== PROBLEM REQUIREMENTS ==
Look over the lines below. Report each one that includes the string "with".

== DATASET CONTENT ==
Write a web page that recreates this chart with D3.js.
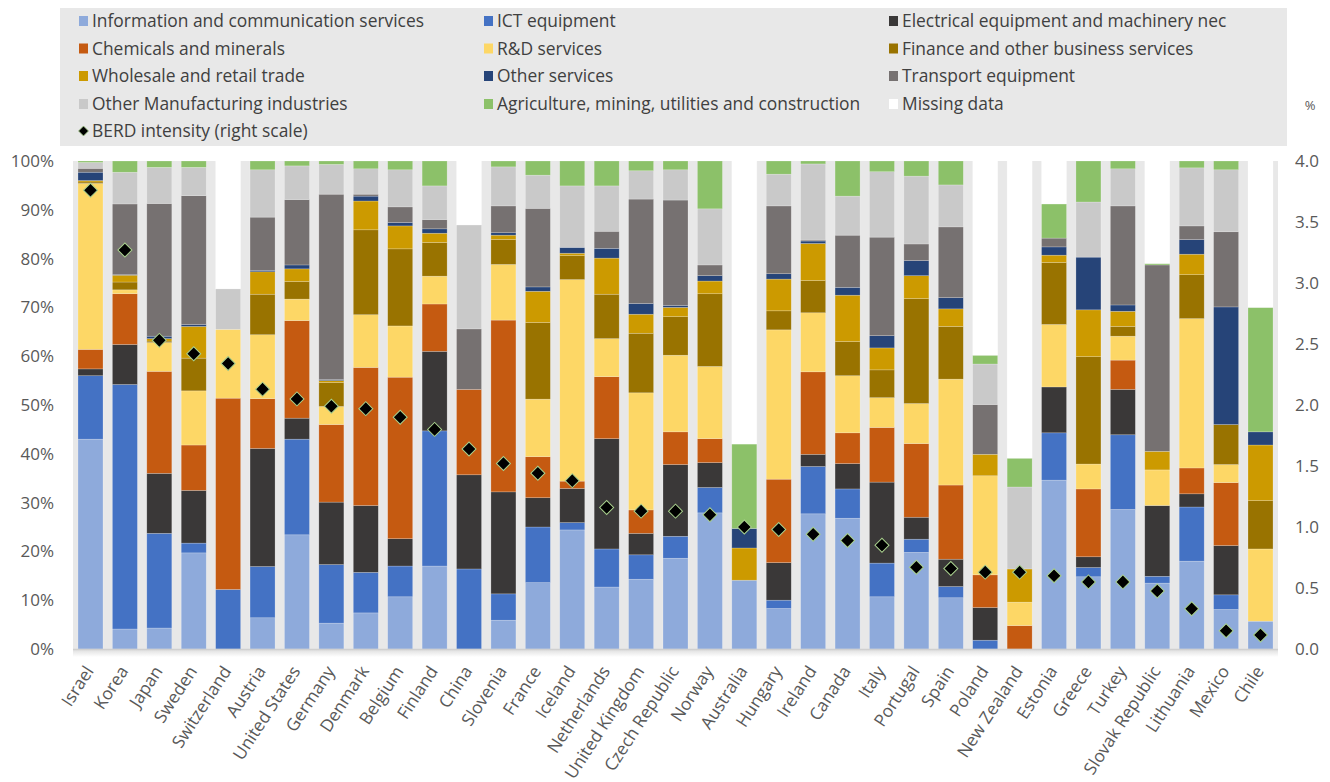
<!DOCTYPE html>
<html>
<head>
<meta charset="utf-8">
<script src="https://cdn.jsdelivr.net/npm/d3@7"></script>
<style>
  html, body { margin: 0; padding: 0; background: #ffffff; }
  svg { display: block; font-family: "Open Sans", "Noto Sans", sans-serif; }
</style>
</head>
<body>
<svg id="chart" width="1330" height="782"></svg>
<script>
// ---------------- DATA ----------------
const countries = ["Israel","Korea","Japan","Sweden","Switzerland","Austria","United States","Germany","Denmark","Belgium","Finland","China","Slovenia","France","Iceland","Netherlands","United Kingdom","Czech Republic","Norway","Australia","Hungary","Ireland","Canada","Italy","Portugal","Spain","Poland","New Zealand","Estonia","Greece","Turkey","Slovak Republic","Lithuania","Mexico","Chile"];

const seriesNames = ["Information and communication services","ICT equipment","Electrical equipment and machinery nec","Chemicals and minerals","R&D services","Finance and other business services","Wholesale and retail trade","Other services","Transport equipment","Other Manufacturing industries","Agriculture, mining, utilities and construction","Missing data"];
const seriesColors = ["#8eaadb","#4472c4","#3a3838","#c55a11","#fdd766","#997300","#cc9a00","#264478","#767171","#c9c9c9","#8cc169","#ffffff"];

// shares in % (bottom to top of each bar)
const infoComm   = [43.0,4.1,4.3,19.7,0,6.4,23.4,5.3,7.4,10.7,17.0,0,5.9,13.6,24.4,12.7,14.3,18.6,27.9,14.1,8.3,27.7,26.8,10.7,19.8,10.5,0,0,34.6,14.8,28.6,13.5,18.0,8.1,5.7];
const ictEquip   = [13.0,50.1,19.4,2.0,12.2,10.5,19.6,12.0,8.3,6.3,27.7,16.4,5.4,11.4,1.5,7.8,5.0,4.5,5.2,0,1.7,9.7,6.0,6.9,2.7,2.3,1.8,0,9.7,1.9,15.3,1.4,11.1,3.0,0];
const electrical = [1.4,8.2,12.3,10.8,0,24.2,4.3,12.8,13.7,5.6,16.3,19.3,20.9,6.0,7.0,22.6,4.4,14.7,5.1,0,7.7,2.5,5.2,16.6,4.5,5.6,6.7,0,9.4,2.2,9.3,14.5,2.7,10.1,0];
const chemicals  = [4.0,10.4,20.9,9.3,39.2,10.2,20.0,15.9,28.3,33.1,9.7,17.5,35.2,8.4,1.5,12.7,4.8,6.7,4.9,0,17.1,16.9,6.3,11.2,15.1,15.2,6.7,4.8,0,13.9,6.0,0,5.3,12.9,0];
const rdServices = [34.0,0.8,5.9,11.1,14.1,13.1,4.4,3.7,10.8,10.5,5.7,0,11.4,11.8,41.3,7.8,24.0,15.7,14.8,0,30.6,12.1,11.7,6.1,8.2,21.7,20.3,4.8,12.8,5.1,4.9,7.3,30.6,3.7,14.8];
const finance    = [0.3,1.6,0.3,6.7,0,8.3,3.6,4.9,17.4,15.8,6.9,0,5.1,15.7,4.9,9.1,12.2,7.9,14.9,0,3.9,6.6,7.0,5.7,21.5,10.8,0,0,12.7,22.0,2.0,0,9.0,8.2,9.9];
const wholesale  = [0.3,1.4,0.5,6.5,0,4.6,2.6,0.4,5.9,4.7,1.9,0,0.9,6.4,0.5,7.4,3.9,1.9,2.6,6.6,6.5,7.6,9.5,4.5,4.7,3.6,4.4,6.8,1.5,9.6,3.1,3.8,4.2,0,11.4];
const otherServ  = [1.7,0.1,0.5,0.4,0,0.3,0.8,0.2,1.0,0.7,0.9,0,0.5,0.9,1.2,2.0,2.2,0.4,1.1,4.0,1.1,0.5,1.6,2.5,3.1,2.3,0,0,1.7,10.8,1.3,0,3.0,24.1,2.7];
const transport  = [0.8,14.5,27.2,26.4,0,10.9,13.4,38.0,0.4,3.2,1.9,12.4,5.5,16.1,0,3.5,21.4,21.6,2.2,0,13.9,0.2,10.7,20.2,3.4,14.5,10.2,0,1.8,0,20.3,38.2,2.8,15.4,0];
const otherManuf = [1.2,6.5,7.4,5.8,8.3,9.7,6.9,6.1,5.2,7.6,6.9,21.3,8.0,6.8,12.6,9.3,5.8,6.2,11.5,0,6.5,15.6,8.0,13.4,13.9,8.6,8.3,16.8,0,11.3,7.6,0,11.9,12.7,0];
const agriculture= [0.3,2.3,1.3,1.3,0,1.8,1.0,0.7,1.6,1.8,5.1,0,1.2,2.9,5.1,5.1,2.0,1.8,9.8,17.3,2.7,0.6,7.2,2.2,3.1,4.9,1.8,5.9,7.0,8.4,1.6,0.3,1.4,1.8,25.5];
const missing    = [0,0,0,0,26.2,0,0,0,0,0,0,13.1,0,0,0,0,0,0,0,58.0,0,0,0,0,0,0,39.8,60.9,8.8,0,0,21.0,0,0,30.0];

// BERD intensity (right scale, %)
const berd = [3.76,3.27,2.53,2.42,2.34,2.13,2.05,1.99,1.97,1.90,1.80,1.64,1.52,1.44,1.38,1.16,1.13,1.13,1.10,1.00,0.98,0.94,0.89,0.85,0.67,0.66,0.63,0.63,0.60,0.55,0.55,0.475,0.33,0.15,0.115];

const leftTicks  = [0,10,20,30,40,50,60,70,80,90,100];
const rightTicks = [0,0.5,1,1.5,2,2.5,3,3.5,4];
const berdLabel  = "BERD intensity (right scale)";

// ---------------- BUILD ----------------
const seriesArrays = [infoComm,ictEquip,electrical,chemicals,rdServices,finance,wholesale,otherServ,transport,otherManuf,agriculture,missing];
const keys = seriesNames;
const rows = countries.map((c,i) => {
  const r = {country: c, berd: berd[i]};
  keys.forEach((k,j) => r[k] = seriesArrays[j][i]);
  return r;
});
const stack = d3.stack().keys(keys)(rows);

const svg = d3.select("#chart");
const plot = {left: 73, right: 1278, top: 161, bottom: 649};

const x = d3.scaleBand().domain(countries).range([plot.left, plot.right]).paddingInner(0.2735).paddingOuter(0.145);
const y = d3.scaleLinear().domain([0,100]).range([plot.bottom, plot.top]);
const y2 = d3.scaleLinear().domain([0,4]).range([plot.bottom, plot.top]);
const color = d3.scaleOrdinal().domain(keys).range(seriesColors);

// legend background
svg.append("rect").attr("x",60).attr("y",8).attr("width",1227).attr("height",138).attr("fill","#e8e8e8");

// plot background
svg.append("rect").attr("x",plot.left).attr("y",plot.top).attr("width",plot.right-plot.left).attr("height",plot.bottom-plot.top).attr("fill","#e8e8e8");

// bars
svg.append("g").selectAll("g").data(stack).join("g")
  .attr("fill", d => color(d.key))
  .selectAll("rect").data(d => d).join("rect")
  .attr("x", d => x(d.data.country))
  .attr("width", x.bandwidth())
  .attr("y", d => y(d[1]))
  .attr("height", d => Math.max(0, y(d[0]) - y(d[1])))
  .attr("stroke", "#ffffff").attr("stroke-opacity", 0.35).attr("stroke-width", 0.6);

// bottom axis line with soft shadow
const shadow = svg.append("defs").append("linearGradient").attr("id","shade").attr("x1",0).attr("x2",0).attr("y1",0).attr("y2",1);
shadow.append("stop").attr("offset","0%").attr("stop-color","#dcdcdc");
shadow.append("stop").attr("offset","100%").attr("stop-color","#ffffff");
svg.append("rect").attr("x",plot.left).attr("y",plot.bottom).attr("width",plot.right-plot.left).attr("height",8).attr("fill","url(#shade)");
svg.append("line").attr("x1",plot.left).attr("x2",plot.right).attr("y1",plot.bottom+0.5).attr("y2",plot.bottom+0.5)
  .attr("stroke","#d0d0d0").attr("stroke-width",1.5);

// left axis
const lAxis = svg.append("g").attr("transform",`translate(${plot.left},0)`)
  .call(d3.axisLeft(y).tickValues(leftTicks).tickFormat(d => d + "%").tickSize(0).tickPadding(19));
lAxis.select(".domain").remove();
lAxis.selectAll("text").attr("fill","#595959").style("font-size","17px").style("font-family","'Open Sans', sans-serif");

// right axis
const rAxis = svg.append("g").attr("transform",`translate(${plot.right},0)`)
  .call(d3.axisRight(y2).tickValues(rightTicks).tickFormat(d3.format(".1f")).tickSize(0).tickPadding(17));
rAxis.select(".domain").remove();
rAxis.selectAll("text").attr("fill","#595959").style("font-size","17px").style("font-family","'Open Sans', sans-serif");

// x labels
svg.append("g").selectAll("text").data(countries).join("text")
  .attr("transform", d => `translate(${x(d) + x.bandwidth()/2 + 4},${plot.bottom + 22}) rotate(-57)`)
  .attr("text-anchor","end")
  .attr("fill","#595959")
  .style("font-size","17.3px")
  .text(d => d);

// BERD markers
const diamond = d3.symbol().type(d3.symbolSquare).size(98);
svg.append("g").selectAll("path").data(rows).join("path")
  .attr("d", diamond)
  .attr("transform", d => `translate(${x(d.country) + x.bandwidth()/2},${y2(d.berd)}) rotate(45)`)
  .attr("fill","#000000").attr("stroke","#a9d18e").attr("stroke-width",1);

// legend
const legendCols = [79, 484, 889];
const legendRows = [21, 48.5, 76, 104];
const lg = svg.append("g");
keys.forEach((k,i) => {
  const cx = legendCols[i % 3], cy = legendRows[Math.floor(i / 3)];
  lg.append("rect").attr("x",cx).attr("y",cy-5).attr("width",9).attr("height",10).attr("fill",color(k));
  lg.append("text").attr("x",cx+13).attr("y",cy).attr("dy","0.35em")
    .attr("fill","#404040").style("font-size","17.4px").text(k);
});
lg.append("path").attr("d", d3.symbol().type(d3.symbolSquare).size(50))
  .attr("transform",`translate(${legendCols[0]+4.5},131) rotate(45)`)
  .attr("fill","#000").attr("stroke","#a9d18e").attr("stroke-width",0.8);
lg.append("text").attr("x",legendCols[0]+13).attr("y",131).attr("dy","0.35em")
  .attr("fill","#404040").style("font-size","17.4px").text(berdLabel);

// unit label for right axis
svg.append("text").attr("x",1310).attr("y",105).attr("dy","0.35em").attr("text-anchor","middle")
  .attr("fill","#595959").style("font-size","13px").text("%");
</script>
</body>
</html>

== THE COMPLETED TASK ==
Write a web page that recreates this chart with D3.js.
// bottom axis line with soft shadow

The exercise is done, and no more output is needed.